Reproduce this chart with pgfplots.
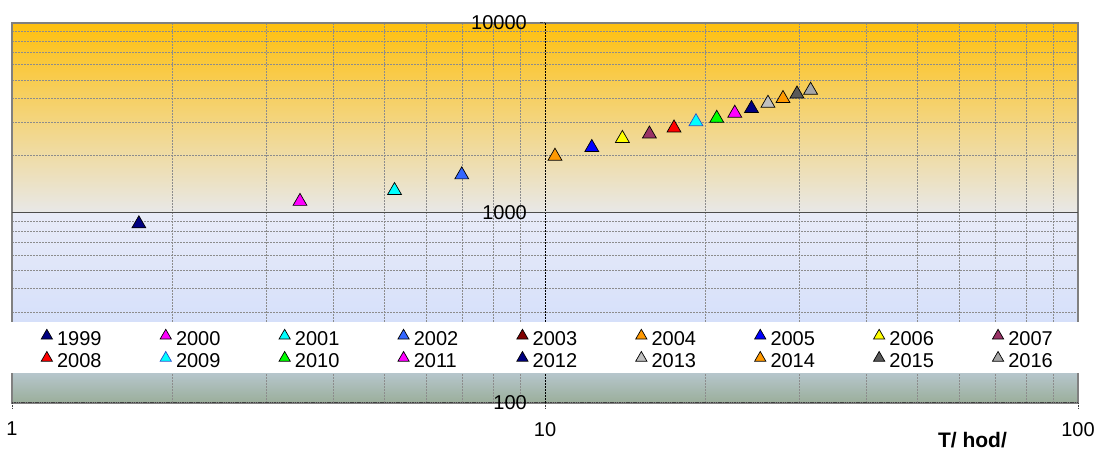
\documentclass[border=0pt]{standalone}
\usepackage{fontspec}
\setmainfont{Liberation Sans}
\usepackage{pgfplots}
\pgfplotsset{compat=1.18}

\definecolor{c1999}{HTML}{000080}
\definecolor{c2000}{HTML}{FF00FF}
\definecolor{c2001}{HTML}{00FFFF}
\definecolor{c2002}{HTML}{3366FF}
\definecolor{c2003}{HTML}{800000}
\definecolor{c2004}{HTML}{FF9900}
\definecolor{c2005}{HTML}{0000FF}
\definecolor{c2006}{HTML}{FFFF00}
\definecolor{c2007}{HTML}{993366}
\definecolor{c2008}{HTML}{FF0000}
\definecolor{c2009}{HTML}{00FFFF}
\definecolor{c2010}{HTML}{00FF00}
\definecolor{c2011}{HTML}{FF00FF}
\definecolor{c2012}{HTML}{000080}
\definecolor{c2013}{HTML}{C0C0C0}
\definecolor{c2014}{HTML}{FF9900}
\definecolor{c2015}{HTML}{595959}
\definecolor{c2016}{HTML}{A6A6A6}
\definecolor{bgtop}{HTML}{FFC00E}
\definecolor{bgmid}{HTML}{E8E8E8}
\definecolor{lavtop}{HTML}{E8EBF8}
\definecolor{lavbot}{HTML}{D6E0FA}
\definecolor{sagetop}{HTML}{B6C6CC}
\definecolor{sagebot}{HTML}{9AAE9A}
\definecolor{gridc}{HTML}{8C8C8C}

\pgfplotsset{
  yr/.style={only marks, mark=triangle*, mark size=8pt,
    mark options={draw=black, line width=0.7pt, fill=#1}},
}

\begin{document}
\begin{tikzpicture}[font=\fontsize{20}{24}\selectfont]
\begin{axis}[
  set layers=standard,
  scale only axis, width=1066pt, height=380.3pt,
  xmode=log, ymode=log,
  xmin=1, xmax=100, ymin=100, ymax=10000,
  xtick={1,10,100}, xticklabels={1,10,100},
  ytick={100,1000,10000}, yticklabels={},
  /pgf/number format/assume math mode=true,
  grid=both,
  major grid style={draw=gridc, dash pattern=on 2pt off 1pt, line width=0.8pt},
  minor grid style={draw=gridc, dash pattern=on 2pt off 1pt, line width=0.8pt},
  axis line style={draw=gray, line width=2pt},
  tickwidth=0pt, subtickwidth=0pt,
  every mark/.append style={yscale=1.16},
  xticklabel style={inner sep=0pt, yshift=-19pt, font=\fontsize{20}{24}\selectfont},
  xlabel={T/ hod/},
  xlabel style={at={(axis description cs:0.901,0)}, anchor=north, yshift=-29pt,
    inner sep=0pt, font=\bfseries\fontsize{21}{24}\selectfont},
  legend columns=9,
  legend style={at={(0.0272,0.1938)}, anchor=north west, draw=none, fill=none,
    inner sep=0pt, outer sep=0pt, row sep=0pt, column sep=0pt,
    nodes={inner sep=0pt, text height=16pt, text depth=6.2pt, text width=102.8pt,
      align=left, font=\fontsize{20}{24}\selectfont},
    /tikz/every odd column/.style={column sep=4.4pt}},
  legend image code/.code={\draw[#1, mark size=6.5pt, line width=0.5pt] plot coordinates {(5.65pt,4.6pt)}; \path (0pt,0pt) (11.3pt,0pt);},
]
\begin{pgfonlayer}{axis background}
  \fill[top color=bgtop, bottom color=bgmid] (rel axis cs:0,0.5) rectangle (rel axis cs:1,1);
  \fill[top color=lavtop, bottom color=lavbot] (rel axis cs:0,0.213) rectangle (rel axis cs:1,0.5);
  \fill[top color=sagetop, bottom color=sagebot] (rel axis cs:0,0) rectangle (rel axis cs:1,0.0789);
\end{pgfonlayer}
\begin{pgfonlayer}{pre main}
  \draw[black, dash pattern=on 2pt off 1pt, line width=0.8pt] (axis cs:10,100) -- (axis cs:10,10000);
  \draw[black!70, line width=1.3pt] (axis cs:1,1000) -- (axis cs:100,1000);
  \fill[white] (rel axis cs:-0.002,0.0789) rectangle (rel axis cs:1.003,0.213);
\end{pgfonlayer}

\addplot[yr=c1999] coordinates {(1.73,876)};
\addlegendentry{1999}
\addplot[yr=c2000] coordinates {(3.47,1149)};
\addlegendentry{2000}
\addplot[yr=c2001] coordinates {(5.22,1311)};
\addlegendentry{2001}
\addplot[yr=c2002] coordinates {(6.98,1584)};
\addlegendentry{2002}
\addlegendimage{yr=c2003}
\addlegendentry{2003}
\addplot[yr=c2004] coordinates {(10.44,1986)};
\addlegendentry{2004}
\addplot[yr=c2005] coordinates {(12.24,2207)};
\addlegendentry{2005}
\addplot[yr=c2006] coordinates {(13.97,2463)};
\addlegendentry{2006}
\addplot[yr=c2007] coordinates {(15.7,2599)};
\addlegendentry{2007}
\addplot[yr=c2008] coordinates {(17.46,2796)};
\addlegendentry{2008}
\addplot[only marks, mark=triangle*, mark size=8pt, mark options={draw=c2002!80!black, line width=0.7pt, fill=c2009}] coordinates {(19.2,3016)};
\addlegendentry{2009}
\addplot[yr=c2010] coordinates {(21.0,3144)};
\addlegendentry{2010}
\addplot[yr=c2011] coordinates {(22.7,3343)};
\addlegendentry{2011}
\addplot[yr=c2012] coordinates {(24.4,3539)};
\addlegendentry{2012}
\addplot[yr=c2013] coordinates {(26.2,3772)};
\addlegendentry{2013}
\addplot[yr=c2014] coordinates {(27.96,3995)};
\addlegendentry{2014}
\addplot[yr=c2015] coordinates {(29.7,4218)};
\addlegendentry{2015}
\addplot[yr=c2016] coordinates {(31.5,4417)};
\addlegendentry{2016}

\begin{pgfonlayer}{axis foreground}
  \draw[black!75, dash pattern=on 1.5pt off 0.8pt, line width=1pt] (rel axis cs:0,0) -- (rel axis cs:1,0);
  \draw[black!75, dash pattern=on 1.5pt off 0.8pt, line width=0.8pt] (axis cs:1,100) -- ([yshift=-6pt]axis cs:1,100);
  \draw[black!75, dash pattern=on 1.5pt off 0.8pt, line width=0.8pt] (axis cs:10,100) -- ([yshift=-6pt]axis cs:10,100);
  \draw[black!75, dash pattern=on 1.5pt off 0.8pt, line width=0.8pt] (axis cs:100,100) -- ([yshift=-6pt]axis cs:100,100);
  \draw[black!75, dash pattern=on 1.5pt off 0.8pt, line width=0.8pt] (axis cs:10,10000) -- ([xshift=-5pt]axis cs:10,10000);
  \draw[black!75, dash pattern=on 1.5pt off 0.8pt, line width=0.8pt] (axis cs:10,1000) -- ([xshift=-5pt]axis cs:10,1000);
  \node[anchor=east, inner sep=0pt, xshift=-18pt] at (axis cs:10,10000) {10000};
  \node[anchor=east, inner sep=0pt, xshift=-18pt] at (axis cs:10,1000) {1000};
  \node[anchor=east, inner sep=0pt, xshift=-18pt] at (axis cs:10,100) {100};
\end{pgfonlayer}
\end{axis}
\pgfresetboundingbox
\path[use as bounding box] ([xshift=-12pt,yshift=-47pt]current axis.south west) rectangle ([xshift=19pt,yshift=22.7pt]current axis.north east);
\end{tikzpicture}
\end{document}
..............................
### AIM
Reproduce the data above in full, exactly as it is, with the pictures left out.

### OUTPUT BELOW
Reproduce this chart with pgfplots.
\documentclass[border=0pt]{standalone}
\usepackage{fontspec}
\setmainfont{Liberation Sans}
\usepackage{pgfplots}
\pgfplotsset{compat=1.18}

\definecolor{c1999}{HTML}{000080}
\definecolor{c2000}{HTML}{FF00FF}
\definecolor{c2001}{HTML}{00FFFF}
\definecolor{c2002}{HTML}{3366FF}
\definecolor{c2003}{HTML}{800000}
\definecolor{c2004}{HTML}{FF9900}
\definecolor{c2005}{HTML}{0000FF}
\definecolor{c2006}{HTML}{FFFF00}
\definecolor{c2007}{HTML}{993366}
\definecolor{c2008}{HTML}{FF0000}
\definecolor{c2009}{HTML}{00FFFF}
\definecolor{c2010}{HTML}{00FF00}
\definecolor{c2011}{HTML}{FF00FF}
\definecolor{c2012}{HTML}{000080}
\definecolor{c2013}{HTML}{C0C0C0}
\definecolor{c2014}{HTML}{FF9900}
\definecolor{c2015}{HTML}{595959}
\definecolor{c2016}{HTML}{A6A6A6}
\definecolor{bgtop}{HTML}{FFC00E}
\definecolor{bgmid}{HTML}{E8E8E8}
\definecolor{lavtop}{HTML}{E8EBF8}
\definecolor{lavbot}{HTML}{D6E0FA}
\definecolor{sagetop}{HTML}{B6C6CC}
\definecolor{sagebot}{HTML}{9AAE9A}
\definecolor{gridc}{HTML}{8C8C8C}

\pgfplotsset{
  yr/.style={only marks, mark=triangle*, mark size=8pt,
    mark options={draw=black, line width=0.7pt, fill=#1}},
}

\begin{document}
\begin{tikzpicture}[font=\fontsize{20}{24}\selectfont]
\begin{axis}[
  set layers=standard,
  scale only axis, width=1066pt, height=380.3pt,
  xmode=log, ymode=log,
  xmin=1, xmax=100, ymin=100, ymax=10000,
  xtick={1,10,100}, xticklabels={1,10,100},
  ytick={100,1000,10000}, yticklabels={},
  /pgf/number format/assume math mode=true,
  grid=both,
  major grid style={draw=gridc, dash pattern=on 2pt off 1pt, line width=0.8pt},
  minor grid style={draw=gridc, dash pattern=on 2pt off 1pt, line width=0.8pt},
  axis line style={draw=gray, line width=2pt},
  tickwidth=0pt, subtickwidth=0pt,
  every mark/.append style={yscale=1.16},
  xticklabel style={inner sep=0pt, yshift=-19pt, font=\fontsize{20}{24}\selectfont},
  xlabel={T/ hod/},
  xlabel style={at={(axis description cs:0.901,0)}, anchor=north, yshift=-29pt,
    inner sep=0pt, font=\bfseries\fontsize{21}{24}\selectfont},
  legend columns=9,
  legend style={at={(0.0272,0.1938)}, anchor=north west, draw=none, fill=none,
    inner sep=0pt, outer sep=0pt, row sep=0pt, column sep=0pt,
    nodes={inner sep=0pt, text height=16pt, text depth=6.2pt, text width=102.8pt,
      align=left, font=\fontsize{20}{24}\selectfont},
    /tikz/every odd column/.style={column sep=4.4pt}},
  legend image code/.code={\draw[#1, mark size=6.5pt, line width=0.5pt] plot coordinates {(5.65pt,4.6pt)}; \path (0pt,0pt) (11.3pt,0pt);},
]
\begin{pgfonlayer}{axis background}
  \fill[top color=bgtop, bottom color=bgmid] (rel axis cs:0,0.5) rectangle (rel axis cs:1,1);
  \fill[top color=lavtop, bottom color=lavbot] (rel axis cs:0,0.213) rectangle (rel axis cs:1,0.5);
  \fill[top color=sagetop, bottom color=sagebot] (rel axis cs:0,0) rectangle (rel axis cs:1,0.0789);
\end{pgfonlayer}
\begin{pgfonlayer}{pre main}
  \draw[black, dash pattern=on 2pt off 1pt, line width=0.8pt] (axis cs:10,100) -- (axis cs:10,10000);
  \draw[black!70, line width=1.3pt] (axis cs:1,1000) -- (axis cs:100,1000);
  \fill[white] (rel axis cs:-0.002,0.0789) rectangle (rel axis cs:1.003,0.213);
\end{pgfonlayer}

\addplot[yr=c1999] coordinates {(1.73,876)};
\addlegendentry{1999}
\addplot[yr=c2000] coordinates {(3.47,1149)};
\addlegendentry{2000}
\addplot[yr=c2001] coordinates {(5.22,1311)};
\addlegendentry{2001}
\addplot[yr=c2002] coordinates {(6.98,1584)};
\addlegendentry{2002}
\addlegendimage{yr=c2003}
\addlegendentry{2003}
\addplot[yr=c2004] coordinates {(10.44,1986)};
\addlegendentry{2004}
\addplot[yr=c2005] coordinates {(12.24,2207)};
\addlegendentry{2005}
\addplot[yr=c2006] coordinates {(13.97,2463)};
\addlegendentry{2006}
\addplot[yr=c2007] coordinates {(15.7,2599)};
\addlegendentry{2007}
\addplot[yr=c2008] coordinates {(17.46,2796)};
\addlegendentry{2008}
\addplot[only marks, mark=triangle*, mark size=8pt, mark options={draw=c2002!80!black, line width=0.7pt, fill=c2009}] coordinates {(19.2,3016)};
\addlegendentry{2009}
\addplot[yr=c2010] coordinates {(21.0,3144)};
\addlegendentry{2010}
\addplot[yr=c2011] coordinates {(22.7,3343)};
\addlegendentry{2011}
\addplot[yr=c2012] coordinates {(24.4,3539)};
\addlegendentry{2012}
\addplot[yr=c2013] coordinates {(26.2,3772)};
\addlegendentry{2013}
\addplot[yr=c2014] coordinates {(27.96,3995)};
\addlegendentry{2014}
\addplot[yr=c2015] coordinates {(29.7,4218)};
\addlegendentry{2015}
\addplot[yr=c2016] coordinates {(31.5,4417)};
\addlegendentry{2016}

\begin{pgfonlayer}{axis foreground}
  \draw[black!75, dash pattern=on 1.5pt off 0.8pt, line width=1pt] (rel axis cs:0,0) -- (rel axis cs:1,0);
  \draw[black!75, dash pattern=on 1.5pt off 0.8pt, line width=0.8pt] (axis cs:1,100) -- ([yshift=-6pt]axis cs:1,100);
  \draw[black!75, dash pattern=on 1.5pt off 0.8pt, line width=0.8pt] (axis cs:10,100) -- ([yshift=-6pt]axis cs:10,100);
  \draw[black!75, dash pattern=on 1.5pt off 0.8pt, line width=0.8pt] (axis cs:100,100) -- ([yshift=-6pt]axis cs:100,100);
  \draw[black!75, dash pattern=on 1.5pt off 0.8pt, line width=0.8pt] (axis cs:10,10000) -- ([xshift=-5pt]axis cs:10,10000);
  \draw[black!75, dash pattern=on 1.5pt off 0.8pt, line width=0.8pt] (axis cs:10,1000) -- ([xshift=-5pt]axis cs:10,1000);
  \node[anchor=east, inner sep=0pt, xshift=-18pt] at (axis cs:10,10000) {10000};
  \node[anchor=east, inner sep=0pt, xshift=-18pt] at (axis cs:10,1000) {1000};
  \node[anchor=east, inner sep=0pt, xshift=-18pt] at (axis cs:10,100) {100};
\end{pgfonlayer}
\end{axis}
\pgfresetboundingbox
\path[use as bounding box] ([xshift=-12pt,yshift=-47pt]current axis.south west) rectangle ([xshift=19pt,yshift=22.7pt]current axis.north east);
\end{tikzpicture}
\end{document}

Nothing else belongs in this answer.